Anayasa Sohbetleri 5:Yerel Yönetime devam

[Agos’ta yayınlandı]

Küçük Neden Güzeldir

 Yerel yönetimi güçlendirmek neden iyidir? Teorik sözleri bir yana bırakıp bu ülkenin tarihinden bir örnekle anlatmaya çalışayım. Olayı daha önce bu yönden düşündüğünüzü hiç sanmıyorum. (Ankara’nın Doğusundaki Türkiye kitabımda kısaca yazmıştım gerçi, kısmen tekrar.)

Hikâye şöyle.

Beylikler devri

Anadolu’nun Bizans tarafından yönetilen bölümünde medeniyet sanki 6. yüzyıl ortalarında sona erer. 550’leri izleyen 600 küsur yıl boyunca başkent İstanbul dışında dişe gelir tek bir eser görülmez. Sanki bu yüzyıllar hiç yoktur. Denizli’ye, Manisa’ya, Adana’ya, Tokat’a bakın: antik döneme ait bir dizi etkileyici kalıntı, sonra uzun bir sessizlik.

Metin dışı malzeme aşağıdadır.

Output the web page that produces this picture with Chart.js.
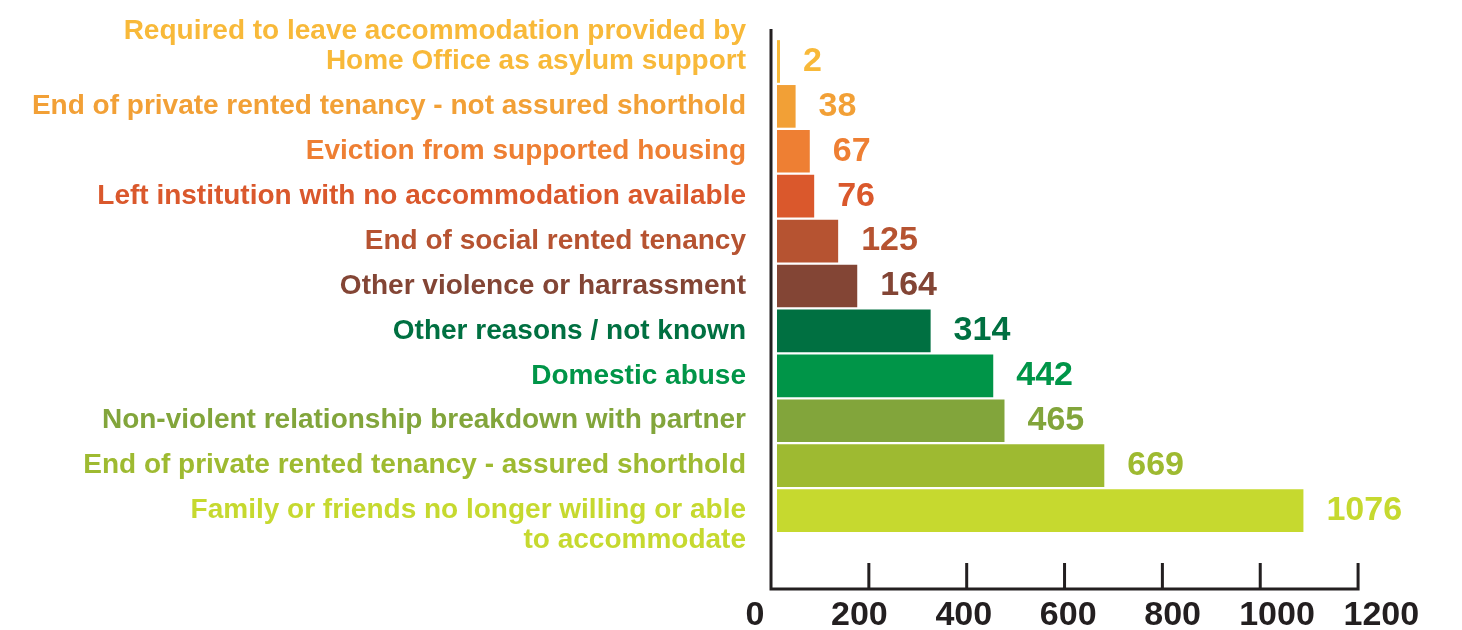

Türklerin gelişinden üç-dört kuşak sonra müthiş bir imar patlaması başlar. Anadolu’da bugün varolan kent ve kasabaların hemen hepsi o dönemde kurulmuş veya yeniden şekillenmiştir. 1100’lerin sonundan başlayıp 1500’lerin başına dek hepsi cami, han, hamam, medrese, kervansaray, tekke, saray, şifahane ve imaret ile donatılır. Bunlar gerek sayı, gerek kütle, gerek işçilik bakımından son derece şaşırtıcı eserlerdir. Konya’yı, Sivas’ı geçin, Divriği’ye, Bitlis’e, Niksar’a, Eski Malatya’ya, Kastamonu’nun Kasaba’sına, Harput’a, Ahlat’a, Tercan’a, Eğridir’e, Sivrihisar’a, Milas’a, Selçuk’a bakın. Hepsinde göz kamaştırıcı işler yapılmış.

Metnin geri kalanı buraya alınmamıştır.